Back.of.the.envelope.gif

[Image courtesy of dynamicdesigns]

Charles Stewart of MIT has a new post over at ElectionUpdates about the state of Florida’s capacity to handle the 2012 election turnout without lines.

Using 2010 data from the federal Election Administration and Voting Survey (EAVS), Charles calculated the expected numbers of voters who should have been able to use voting stations in Florida. In particular, he used a calculation proposed in a recent paper by William and Arthur Edelstein. As Charles notes:

Edelstein and Edelstein propose something called the “Queue Stop Rule.” Stated simply, the Queue Stop Rule calculates the number of voters who can be expected to use one voting station in one day without causing lines to form of people waiting for a voting station to open up. The formula is ½ x TD/TV, where TD equals the number of minutes on Election Day allocated to voting and TV is the average number of minutes it takes a voter to cast a ballot. In the case of Florida, with a twelve-hour voting time on Election Day, TD is equal to 720. If it takes an average of 5 minutes to cast a ballot, then no voting booth should handle more than ½ x 720/5 = 72 voters per day. If it takes 3 minutes to cast a ballot, then a voting booth should be expected to handle 120 voters per day; if 7 minutes, then the voting booth could handle 51 voters.

Using the Rule and applying Florida EAVS data – after accounting for and in some cases correcting missing figures, Charles comes to a very surprising conclusion:

Assuming the numbers reported in the EAVS are mostly accurate — with the exceptions noted above and accounted for — then the number of voting booths is consistent with most of the state having no lines at the polls on Election Day, so long as the average time to vote is five minutes or less. If it takes longer on average, then the number of voting booths is insufficient. There were complaints about the length of the Florida ballot in 2012, but from my own examination of sample ballots posted on various web sites, it is easy to imagine that the average voting time was around five minutes. [emphasis added]

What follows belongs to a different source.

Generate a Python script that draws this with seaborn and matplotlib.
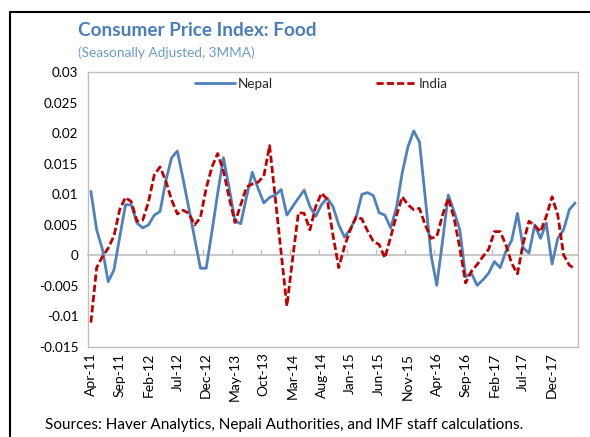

Being the cautious-yet-data-driven type that he is, Charles concedes that his analysis could be “garbage in/garbage out” – but only if the data is inaccurate and better data comes along; until then, he says, “I will stand by this analysis.” Moreover:

if the analysis performed here is accurate, then it is hard to argue that the long lines on Florida on Election Day were caused by an under-supply of voting places, or even the ballots being long.

The envelope says that there shouldn’t have been lines, but experience tells us there were lines, especially in South Florida. That means one or more of the following things are true:

  1. The data is wrong;
  2. The formula is wrong; or
  3. We’re missing something.

Charles has already accounted for the first possibility in his post; indeed, spotty and/or incomplete responses to the EAVS have been an issue from its inception – though data quality is improving. But Charles’ efforts to conservatively account for those data issues don’t appear to create holes in his back of the envelope numbers.

The idea that the formula could be wrong is intriguing, but I don’t feel qualified to do much digging into methodological flaws. The one aspect of the formula that catches my eye is the 1/2 coefficient, which appears to have been added by the authors as a hedge against the ebbs and flows in voter arrival times:

As a sanity check, we consider what would happen if one were to specify that the number of voters per voting station should equal the number of minutes in a day divided by voting time needed by each voter … This would work only if voters came along at exact [“clockwork”] intervals. Even if the average voter flow were constant throughout the day, fluctuations of voter arrivals would result in small pileups. Surges would result in major pileups, as we have demonstrated. Our Queue Stop Rule, specifying half the number of voting stations obtained by assuming clockwork voter attendance, should have enough capacity to make long line formation extremely rare.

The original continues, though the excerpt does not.